Search code examples
regexkuberneteslabelprometheusprometheus-alertmanager

Dynamically Adding 'team' Label to Alerts in Prometheus Using Regex


I'm working with Prometheus alerts, and I would like to dynamically add a 'team' label to all of my alerts based on a regex pattern. I have an example alert:

expr: label_replace(label_replace(increase(kube_pod_container_status_restarts_total{job="kube-state-metrics",namespace=~".*",pod!~"app-test-.*"}[30m]) > 2, "team", "data", "container", ".*test.*"), "team", "data", "pod", ".*test.*")

This example alert adds the 'team' label with the value 'data' for metrics matching the regex pattern ".test." in the 'container' and 'pod' labels.

However, I want to apply this logic to all of my alerts, not just this specific one. Is there a way to do this dynamically in Prometheus or Alertmanager? Any guidance would be appreciated.

I tried using the label_replace function in the expression of the alert, and it worked as expected for the specific alert mentioned above. I was expecting to find a way to apply this label addition to all of my alerts without having to modify each alert expression individually.

Is there a way to achieve this? Any help or guidance would be greatly appreciated.


Solution

  • AFAIK, there is no possibility to add labels to your alerts based on condition without rewriting all rules.

    Best solution for your exact question is to create separate alerts for all environments/teams/conditions and just add static labels.

    Something along the lines of

      - alert: many_restarts_data
        expr: increase(kube_pod_container_status_restarts_total{job="kube-state-metrics",namespace=~".*",pod!~"app-test-.*", container=~".*test.*"}[30m]) > 2
        labels:
          team: data
        
      - alert: many_restarts_data
        expr: increase(kube_pod_container_status_restarts_total{job="kube-state-metrics",namespace=~".*",pod!~"app-test-.*", container=~".*prod.*"}[30m]) > 2
        labels:
          team: sre
    

    But it will require multiplying number of alerts by number of teams.

    I would argue way easier solution is to use routing capabilities of alertmanager (or PagerDuty if it provides similar functionality).

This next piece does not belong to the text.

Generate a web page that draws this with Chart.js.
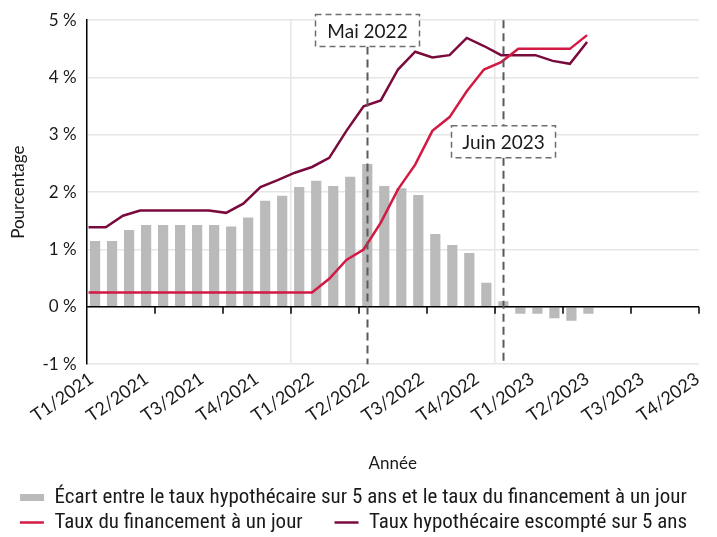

This way you write criteria which alerts with which labels should be routed to which teams, at alertmanager configuration, and it works independently from alerts creation part.

        routes:
        - matchers:
            - container =~ ".*test.*"
            - severity =~ ".*test.*"
            - alertname =~ "my_alert_1|my_alert_2"
          receiver: team-data
    
        - matchers:
            - container =~ ".*prod.*"
            - severity =~ ".*prod.*"
            - alertname =~ "my_alert_1|my_alert_2"
          receiver: team-sre